Pinochet overthrew democratically elected president, socialist Salvador Allende, and instituted a reign of terror against liberals, socialists, and communists. The regime gained worldwide notoriety for rounding up thousands of people in a public stadium, where at least 1,200 were killed. It’s difficult to calculate the precise number of the lives lost. Pinochet was never really successfully investigated or prosecuted, and at least 1,000 people are still among the missing.
Two years ago, after a silence of more than 35 years and after Pinochet himself had passed away at age 91 in 2006, Pablo Neruda’s bodyguard and driver Manuel Araya came forward with new accusations.
He said that Neruda died so suddenly not because of prostate cancer but because the doctors in the clinic where he was being treated injected him with poison. In addition to being a beloved poet, Neruda was also an outspoken communist — which made him an enemy of the Pinochet regime.
Eduardo Contreras, a lawyer who has pushed for an investigation, told The Guardian: “There was Allende, Victor Jara [the folk singer] and Pablo Neruda. Allende died on the day of the coup, Jara soon after, the only one left was Neruda. Why not eliminate the third symbol?”
Folksinger Victor Jara is one of the people killed at the Chilé Stadium within days of Pinochet seizing power. The stadium was renamed Estadio Víctor Jara in his memory in 2003.
After hearing Araya’s story, Contreras meticulously combed through the records of the time and agreed that Neruda wasn’t sick enough to have died of prostate cancer, a disease that can linger for years in older men before it kills.

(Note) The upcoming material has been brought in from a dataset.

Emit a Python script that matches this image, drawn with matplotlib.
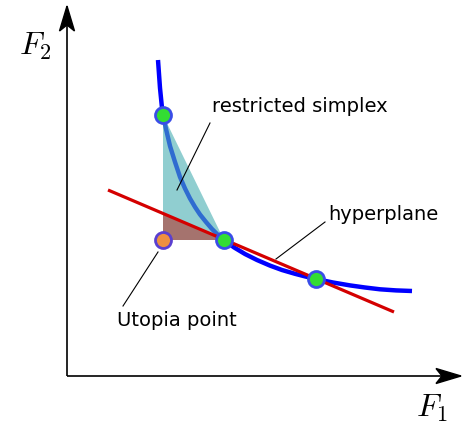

Neruda could have been targeted because he actively campaigned for Allende. The president himself allegedly committed suicide when the Chilean presidential palace was surrounded by Pinochet’s troops. That suspicious death too has been questioned, although a Chilean court ultimately confirmed the finding of suicide in 2012 after exhuming Allende’s body.
Now it’s Neruda’s turn. It will take several months for a lab in Santiago to analyze the poet’s exhumed body and determine if he really died a natural death.